Common Interview Mistakes
- Starting to code before explaining your approach
- Not asking clarifying questions
- Ignoring edge cases
- Not testing your solution
- Getting stuck silently (always communicate)
- Using the wrong data structure
- Off-by-one errors in loops and binary search
- String concatenation in a loop (use StringBuilder/join)

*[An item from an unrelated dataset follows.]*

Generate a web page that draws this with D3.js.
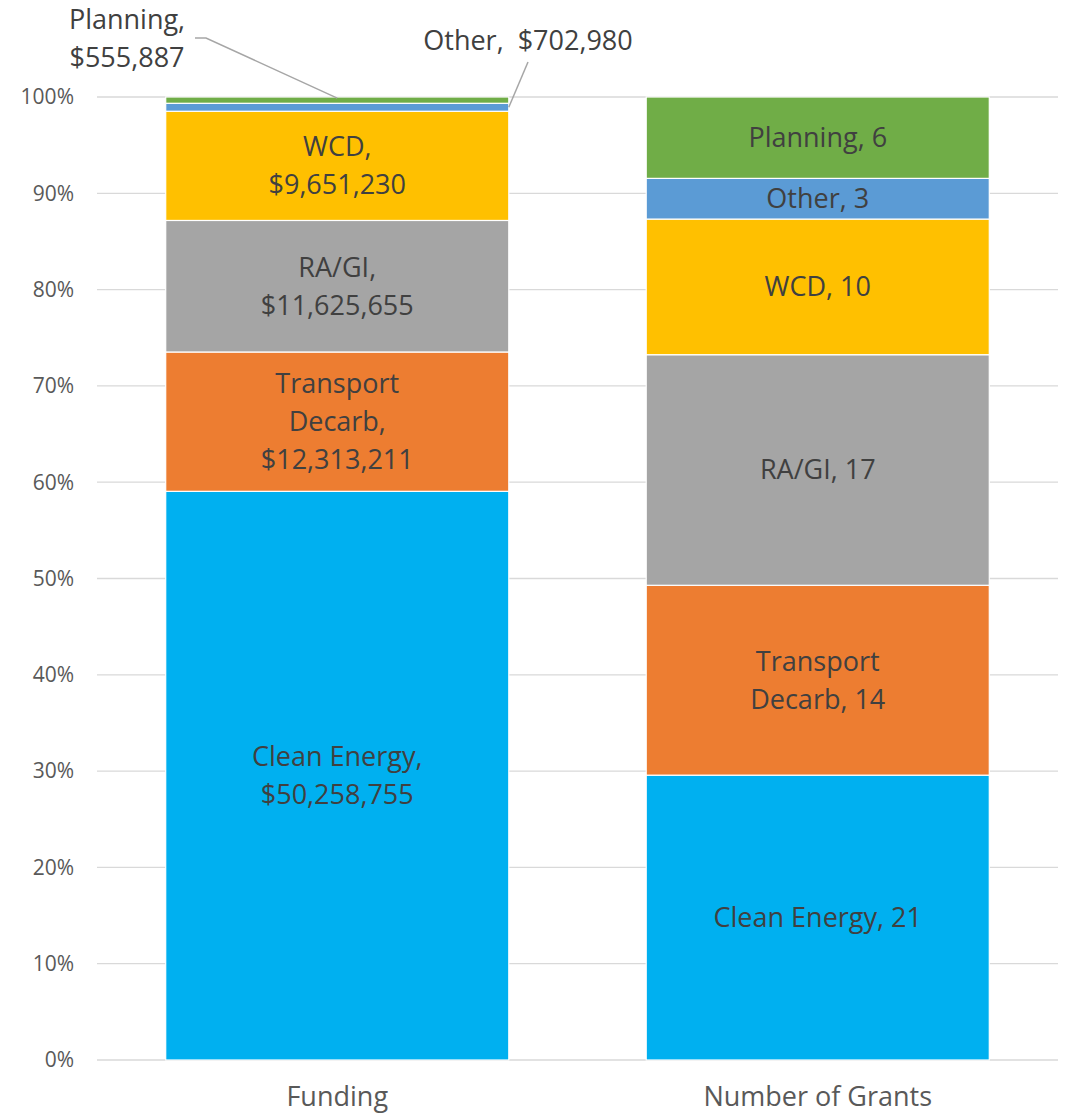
<!DOCTYPE html>
<html><head><meta charset="utf-8">
<script src="https://cdn.jsdelivr.net/npm/d3@7"></script>
<style>body{margin:0;background:#fff}text{font-family:"Open Sans",sans-serif}</style>
</head><body><svg id="c" width="1068" height="1117"></svg>
<script>
const categories = ["Funding", "Number of Grants"];
const seriesNames = ["Clean Energy", "Transport Decarb", "RA/GI", "WCD", "Other", "Planning"];
const fundingValues = [50258755, 12313211, 11625655, 9651230, 702980, 555887];
const grantValues = [21, 14, 17, 10, 3, 6];
const seriesColors = ["#00B0F0", "#ED7D31", "#A5A5A5", "#FFC000", "#5B9BD5", "#70AD47"];
const fundingLabels = [["Clean Energy,", "$50,258,755"], ["Transport", "Decarb,", "$12,313,211"], ["RA/GI,", "$11,625,655"], ["WCD,", "$9,651,230"], ["Other,  $702,980"], ["Planning,", "$555,887"]];
const grantLabels = [["Clean Energy, 21"], ["Transport", "Decarb, 14"], ["RA/GI, 17"], ["WCD, 10"], ["Other, 3"], ["Planning, 6"]];
const yTicks = [0, 0.1, 0.2, 0.3, 0.4, 0.5, 0.6, 0.7, 0.8, 0.9, 1.0];

const svg = d3.select("#c");
const m = {l: 97, r: 10, t: 97, b: 57};
const W = 1068, H = 1117;
const x = d3.scaleBand().domain(categories).range([m.l, W - m.r]).paddingInner(0.286).paddingOuter(0.143);
const y = d3.scaleLinear().domain([0, 1]).range([H - m.b, m.t]);

svg.append("g").selectAll("line").data(yTicks).join("line")
  .attr("x1", m.l).attr("x2", W - m.r)
  .attr("y1", d => y(d)).attr("y2", d => y(d))
  .attr("stroke", "#D9D9D9").attr("stroke-width", 1.3);

svg.append("g").selectAll("text").data(yTicks).join("text")
  .attr("x", 74).attr("y", d => y(d)).attr("dy", "0.35em")
  .attr("text-anchor", "end").attr("fill", "#595959").attr("font-size", 21)
  .text(d => d3.format(".0%")(d));

const datasets = [fundingValues, grantValues];
const labelsets = [fundingLabels, grantLabels];
const stacks = datasets.map((vals, ci) => {
  const tot = d3.sum(vals);
  let acc = 0;
  return vals.map((v, i) => {
    const y0 = acc / tot; acc += v; const y1 = acc / tot;
    return {cat: categories[ci], i, y0, y1, lines: labelsets[ci][i]};
  });
});
const allSegs = stacks.flat();

svg.append("g").selectAll("rect").data(allSegs).join("rect")
  .attr("x", d => x(d.cat)).attr("width", x.bandwidth())
  .attr("y", d => y(d.y1)).attr("height", d => y(d.y0) - y(d.y1))
  .attr("fill", d => seriesColors[d.i])
  .attr("stroke", "#fff").attr("stroke-width", 1.2);

const lh = 38;
const fs = 27;
const inside = allSegs.filter(d => !(d.cat === "Funding" && d.i >= 4));
svg.append("g").selectAll("text").data(inside).join("text")
  .attr("text-anchor", "middle").attr("fill", "#404040").attr("font-size", fs)
  .attr("x", d => x(d.cat) + x.bandwidth() / 2)
  .attr("y", d => (y(d.y0) + y(d.y1)) / 2 - (d.lines.length - 1) * lh / 2)
  .each(function(d) {
    d3.select(this).selectAll("tspan").data(d.lines).join("tspan")
      .attr("x", x(d.cat) + x.bandwidth() / 2)
      .attr("dy", (t, k) => k === 0 ? "0.35em" : lh)
      .text(t => t);
  });

const fx = x("Funding"), fw = x.bandwidth();
const planning = stacks[0][5], other = stacks[0][4];
const lbl = svg.append("g").attr("fill", "#404040").attr("font-size", fs);
const pt = lbl.append("text").attr("text-anchor", "middle").attr("x", 127).attr("y", 20);
planning.lines.forEach((t, k) => pt.append("tspan").attr("x", 127).attr("dy", k === 0 ? "0.35em" : lh).text(t));
lbl.append("text").attr("text-anchor", "middle").attr("x", 528).attr("y", 41).attr("dy", "0.35em").style("white-space", "pre").text(other.lines[0]);

svg.append("polyline")
  .attr("points", [[195, 38], [206, 38], [fx + fw / 2, y((planning.y0 + planning.y1) / 2) - 2]].map(p => p.join(",")).join(" "))
  .attr("fill", "none").attr("stroke", "#A6A6A6").attr("stroke-width", 1.5);
svg.append("polyline")
  .attr("points", [[528, 62], [fx + fw, y((other.y0 + other.y1) / 2)]].map(p => p.join(",")).join(" "))
  .attr("fill", "none").attr("stroke", "#A6A6A6").attr("stroke-width", 1.5);

svg.append("g").selectAll("text").data(categories).join("text")
  .attr("x", d => x(d) + x.bandwidth() / 2).attr("y", 1097).attr("dy", "0.35em")
  .attr("text-anchor", "middle").attr("fill", "#595959").attr("font-size", fs)
  .text(d => d);
</script></body></html>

Essential Problems by Pattern (Top 20)
| # | Problem | Pattern | Difficulty |
|---|---|---|---|
| 1 | Two Sum | Hash Map | Easy |
| 15 | 3Sum | Two Pointers | Medium |
| 3 | Longest Substring Without Repeating | Sliding Window | Medium |
| 33 | Search in Rotated Sorted Array | Binary Search | Medium |
| 200 | Number of Islands | DFS | Medium |
| 102 | Binary Tree Level Order | BFS | Medium |
| 70 | Climbing Stairs | DP (Linear) | Easy |
| 322 | Coin Change | DP (Knapsack) | Medium |
| 78 | Subsets | Backtracking | Medium |
| 739 | Daily Temperatures | Monotonic Stack | Medium |
| 215 | Kth Largest Element | Heap | Medium |
| 56 | Merge Intervals | Intervals | Medium |
| 208 | Implement Trie | Trie | Medium |
| 207 | Course Schedule | Topological Sort | Medium |
| 684 | Redundant Connection | Union-Find | Medium |
| 743 | Network Delay Time | Dijkstra | Medium |
| 5 | Longest Palindromic Substring | Two Pointers | Medium |
| 76 | Minimum Window Substring | Sliding Window | Hard |
| 72 | Edit Distance | DP (String) | Medium |
| 62 | Unique Paths | DP (Grid) | Medium |
Series Complete
Congratulations — you have completed the entire DSA Tutorial series. You now have the knowledge to tackle coding interviews at any company. Remember: consistent practice beats last-minute cramming. Use the study plan from DSA-24, practice the patterns, and you will be ready.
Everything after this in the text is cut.